Jean-François Abgrall a mis du temps à le comprendre. Chargé de l’enquête sur un meurtre perpétré à Brest en 1989, il a, à l’époque, besoin de trois ans pour obtenir les aveux de Heaulme. Mais il comprend, au passage, que le grand escogriffe n’en est peut-être pas à son coup d’essai. « Quand on l’a arrêté, il m’a dit qu’il était allé voir la mer. Cela signifiait qu’il avait tué, deux jours plus tôt, Jean Rémy à Boulogne-sur-mer », résume Abgrall à la barre.
Francis Heaulme est comme cela. Il parle par périphrases. Il mélange les affaires. Les victimes aussi. « Mais il ne parle jamais pour ne rien dire. » Et telle une version trash du Petit Poucet, il sème perpétuellement des indices sur le chemin des enquêteurs. Un exemple ? Un jour, il avoue avoir étranglé un arbre entre Cherbourg et Boulogne, à 12 kilomètres de la mer. Les gendarmes retrouveront, quelque temps après, le corps du petit Joris, étranglé et poignardé de 83 coups de tournevis, à 12 kilomètres de la mer… Méditerranée. Dans le Var.
« Vous êtes juste un électron libre qui tape la discute ! »
Interrogé à ce propos, Francis Heaulme parle alors d’une infirmière de Montiny-lès-Metz. Un nouvel indice pour Jean-François Abgrall. D’autant que, plus tôt, le tueur en série lui a raconté qu’un jour, des enfants lui avaient jeté des pierres le long d’une voie ferrée, dans l’Est. Qu’il était passé. Puis revenu. Et qu’il avait vu des policiers et des pompiers autour des cadavres des enfants.

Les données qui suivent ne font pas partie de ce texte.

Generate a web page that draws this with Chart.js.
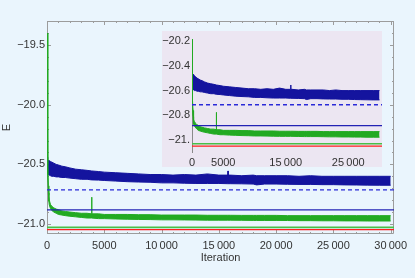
<!DOCTYPE html>
<html><head><meta charset="utf-8">
<script src="https://cdn.jsdelivr.net/npm/chart.js@4/dist/chart.umd.min.js"></script>
<style>
html,body{margin:0;padding:0;background:#eaf5fd;}
#wrap{position:relative;width:415px;height:278px;background:#eaf5fd;overflow:hidden;}
#main{position:absolute;left:0;top:0;}
#inset{position:absolute;left:162px;top:31px;background:#ece6f2;}
</style></head><body>
<div id="wrap"><canvas id="main" width="415" height="278"></canvas><canvas id="inset" width="220" height="136"></canvas></div>
<script>
// ---- data ----
const iterations = [0,40,80,120,160,200,300,400,600,800,1000,1300,1600,2000,2500,3000,3500,3880,3900,3920,4500,5000,6000,7000,8000,9000,10000,11000,12000,13000,14000,15000,15780,15800,15820,16000,17000,18000,18300,19000,20000,21000,22000,23000,24000,25000,26000,27000,28000,29000,30000];
const blueHigh = [-20.44,-20.45,-20.46,-20.465,-20.47,-20.47,-20.475,-20.48,-20.49,-20.5,-20.505,-20.515,-20.52,-20.53,-20.54,-20.545,-20.55,-20.555,-20.555,-20.555,-20.56,-20.565,-20.57,-20.575,-20.58,-20.585,-20.585,-20.59,-20.585,-20.59,-20.58,-20.59,-20.59,-20.555,-20.59,-20.59,-20.595,-20.59,-20.595,-20.595,-20.595,-20.595,-20.6,-20.595,-20.6,-20.6,-20.6,-20.6,-20.6,-20.6,-20.6];
const blueLow  = [-20.52,-20.57,-20.58,-20.585,-20.59,-20.59,-20.595,-20.6,-20.6,-20.605,-20.605,-20.61,-20.61,-20.615,-20.62,-20.625,-20.625,-20.63,-20.63,-20.63,-20.632,-20.635,-20.64,-20.645,-20.648,-20.65,-20.655,-20.655,-20.658,-20.66,-20.66,-20.66,-20.662,-20.662,-20.662,-20.662,-20.663,-20.665,-20.672,-20.665,-20.665,-20.667,-20.668,-20.668,-20.67,-20.67,-20.672,-20.673,-20.674,-20.675,-20.675];
const greenHigh = [-19.40,-20.15,-20.50,-20.68,-20.76,-20.80,-20.835,-20.85,-20.865,-20.875,-20.88,-20.89,-20.895,-20.9,-20.905,-20.91,-20.91,-20.915,-20.775,-20.915,-20.915,-20.92,-20.92,-20.92,-20.922,-20.922,-20.925,-20.925,-20.925,-20.925,-20.927,-20.927,-20.927,-20.927,-20.927,-20.927,-20.928,-20.928,-20.928,-20.928,-20.928,-20.93,-20.93,-20.93,-20.93,-20.93,-20.93,-20.93,-20.93,-20.93,-20.93];
const greenLow  = [-19.40,-20.25,-20.58,-20.74,-20.81,-20.84,-20.87,-20.885,-20.9,-20.91,-20.92,-20.925,-20.93,-20.935,-20.94,-20.945,-20.95,-20.95,-20.95,-20.95,-20.955,-20.955,-20.958,-20.96,-20.962,-20.963,-20.965,-20.965,-20.966,-20.967,-20.968,-20.968,-20.968,-20.968,-20.968,-20.968,-20.969,-20.97,-20.97,-20.97,-20.97,-20.971,-20.972,-20.972,-20.973,-20.973,-20.974,-20.974,-20.975,-20.975,-20.975];
const refValues = [-20.714, -20.882, -21.028, -21.047];
const mainXTicks = [0,5000,10000,15000,20000,25000,30000];
const mainXLabels = ['0','5000','10\u2009000','15\u2009000','20\u2009000','25\u2009000','30\u2009000'];
const mainYTicks = [-19.5,-20.0,-20.5,-21.0];
const mainYLabels = ['\u221219.5','\u221220.0','\u221220.5','\u221221.0'];
const insetXTicks = [0,5000,15000,25000];
const insetXLabels = ['0','5000','15\u2009000','25\u2009000'];
const insetYTicks = [-20.2,-20.4,-20.6,-20.8,-21.0];
const insetYLabels = ['\u221220.2','\u221220.4','\u221220.6','\u221220.8','\u221221.'];

// ---- styling ----
const FONT = {family:'"Liberation Sans", Arial, sans-serif', size:11};
const TXT = '#333333';
const BLUE = '#14149e';
const GREEN = '#22aa22';
const refStyles = [
  {color:'#2a2ad8', dash:[4,3], width:1.4},
  {color:'#2222b4', dash:[], width:1.4},
  {color:'#48bf48', dash:[], width:1.6},
  {color:'#ff1e1e', dash:[], width:1.4}
];

function pts(ys){ return iterations.map((x,i)=>({x, y:ys[i]})); }

function buildDatasets(xMax){
  const ds = refValues.map((v,i)=>({
    data:[{x:0,y:v},{x:xMax,y:v}],
    borderColor:refStyles[i].color, borderDash:refStyles[i].dash,
    borderWidth:refStyles[i].width, pointRadius:0, fill:false
  }));
  ds.push({data:pts(greenHigh), borderColor:GREEN, borderWidth:1, pointRadius:0, fill:false});
  ds.push({data:pts(greenLow), borderColor:GREEN, backgroundColor:GREEN, borderWidth:1, pointRadius:0, fill:'-1'});
  ds.push({data:pts(blueHigh), borderColor:BLUE, borderWidth:1, pointRadius:0, fill:false});
  ds.push({data:pts(blueLow), borderColor:BLUE, backgroundColor:BLUE, borderWidth:1, pointRadius:0, fill:'-1'});
  return ds;
}

const frameTicks = {
  id:'frameTicks',
  beforeDatasetsDraw(chart, args, o){
    const {ctx, chartArea:a, scales:{x, y}} = chart;
    ctx.save();
    ctx.strokeStyle = o.color; ctx.lineWidth = 1;
    ctx.beginPath();
    if (o.frame){
      ctx.rect(a.left+0.5, a.top+0.5, a.right-a.left-1, a.bottom-a.top-1);
      for (let v=0; v<=x.max; v+=1000){
        const px = Math.round(x.getPixelForValue(v))+0.5;
        const L = v%5000===0 ? 4 : 2;
        ctx.moveTo(px,a.bottom); ctx.lineTo(px,a.bottom-L);
        ctx.moveTo(px,a.top); ctx.lineTo(px,a.top+L);
      }
      for (let k=Math.ceil(y.min*10); k<=Math.floor(y.max*10); k++){
        const py = Math.round(y.getPixelForValue(k/10))+0.5;
        const L = k%5===0 ? 4 : 2;
        ctx.moveTo(a.left,py); ctx.lineTo(a.left+L,py);
        ctx.moveTo(a.right,py); ctx.lineTo(a.right-L,py);
      }
    } else {
      const px = Math.round(x.getPixelForValue(0))+0.5;
      ctx.moveTo(px,a.top); ctx.lineTo(px,a.bottom);
    }
    ctx.stroke();
    ctx.restore();
  }
};

function makeChart(canvas, cfg){
  return new Chart(canvas, {
    type:'line',
    data:{datasets:buildDatasets(cfg.xMax)},
    options:{
      responsive:false, animation:false, devicePixelRatio:1,
      layout:{padding:cfg.padding},
      elements:{line:{tension:0}},
      plugins:{legend:{display:false}, tooltip:{enabled:false}, frameTicks:{color:cfg.frameColor, frame:cfg.frame}},
      scales:{
        x:{type:'linear', min:0, max:cfg.xMax,
          afterBuildTicks:s=>{ s.ticks = cfg.xTicks.map(v=>({value:v})); },
          ticks:{autoSkip:false, maxRotation:0, minRotation:0, padding:cfg.xPad, font:FONT, color:TXT,
            callback:(v)=>cfg.xLabels[cfg.xTicks.indexOf(v)]},
          grid:{display:false, drawTicks:false}, border:{display:false},
          title:{display:!!cfg.xTitle, text:cfg.xTitle||'', font:FONT, color:TXT, padding:{top:0,bottom:13}},
          afterFit:s=>{ s.height = cfg.xH; }
        },
        y:{type:'linear', min:cfg.yMin, max:cfg.yMax,
          afterBuildTicks:s=>{ s.ticks = cfg.yTicks.map(v=>({value:v})); },
          ticks:{autoSkip:false, padding:cfg.yPad, font:FONT, color:TXT,
            callback:(v)=>cfg.yLabels[cfg.yTicks.findIndex(t=>Math.abs(t-v)<1e-9)]},
          grid:{display:false, drawTicks:false}, border:{display:false},
          title:{display:!!cfg.yTitle, text:cfg.yTitle||'', font:FONT, color:TXT, padding:{top:0,bottom:0}},
          afterFit:s=>{ s.width = cfg.yW; }
        }
      }
    },
    plugins:[frameTicks]
  });
}

makeChart(document.getElementById('main'), {
  xMax:30290, yMin:-21.084, yMax:-19.297,
  padding:{top:21, right:21, left:0, bottom:0},
  xTicks:mainXTicks, xLabels:mainXLabels, yTicks:mainYTicks, yLabels:mainYLabels,
  xPad:5, yPad:2, xH:44, yW:47, xTitle:'Iteration', yTitle:'E',
  frameColor:'#9c9c9c', frame:true
});

makeChart(document.getElementById('inset'), {
  xMax:30400, yMin:-21.102, yMax:-20.19,
  padding:{top:6, right:0, left:0, bottom:0},
  xTicks:insetXTicks, xLabels:insetXLabels, yTicks:insetYTicks, yLabels:insetYLabels,
  xPad:3, yPad:2, xH:14, yW:30,
  frameColor:'#8a8a8a', frame:false
});
</script>
</body></html>
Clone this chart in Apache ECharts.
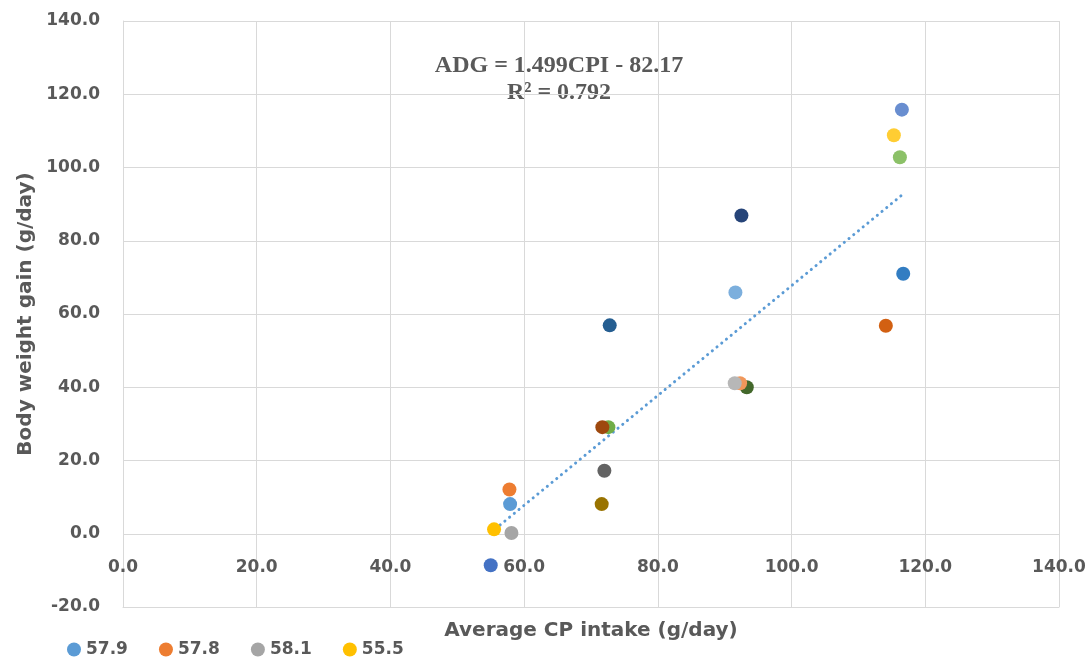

« Il fonctionne toujours de la même manière. Il commence par raconter une histoire dont il est le spectateur, poursuit Jean-François Abgrall. Puis on lui demande de dessiner un plan. Il est très scolaire. A un moment donné, il trace une croix sur le plan et il écrit "Moi" en dessous. »
Les enfants de Montigny ont toutes les apparences des victimes du « Routard du crime ». Ils ont été massacrés. L’un d’entre eux a été déshabillé. Et l’enquête a établi qu’il était présent le jour du drame. La démonstration, faite mardi par le gendarme aux jurés, est limpide. Un peu trop pour Liliane Glock, l’avocate de Francis Heaulme. « Vous êtes intervenu en dehors du tout cadre juridique. Vous le tutoyez. Vous l’appelez Francis. Vous êtes juste un électron libre qui vient taper la discute avec lui. »
A ce moment-là, le président de la cour fait sortir l’accusé de son box, pour le confronter à l’ancien gendarme. Mais l’accusé continue à nier les faits : « Non, ce coup-ci, c’est pas moi… » Une défense insuffisante pour Jean-François Abgrall. « C’est son répertoire, sa signature… » Les jurés ont jusqu’au 18 mai pour choisir leur version de l’histoire. L’accusé encourt une nouvelle peine de réclusion à perpétuité.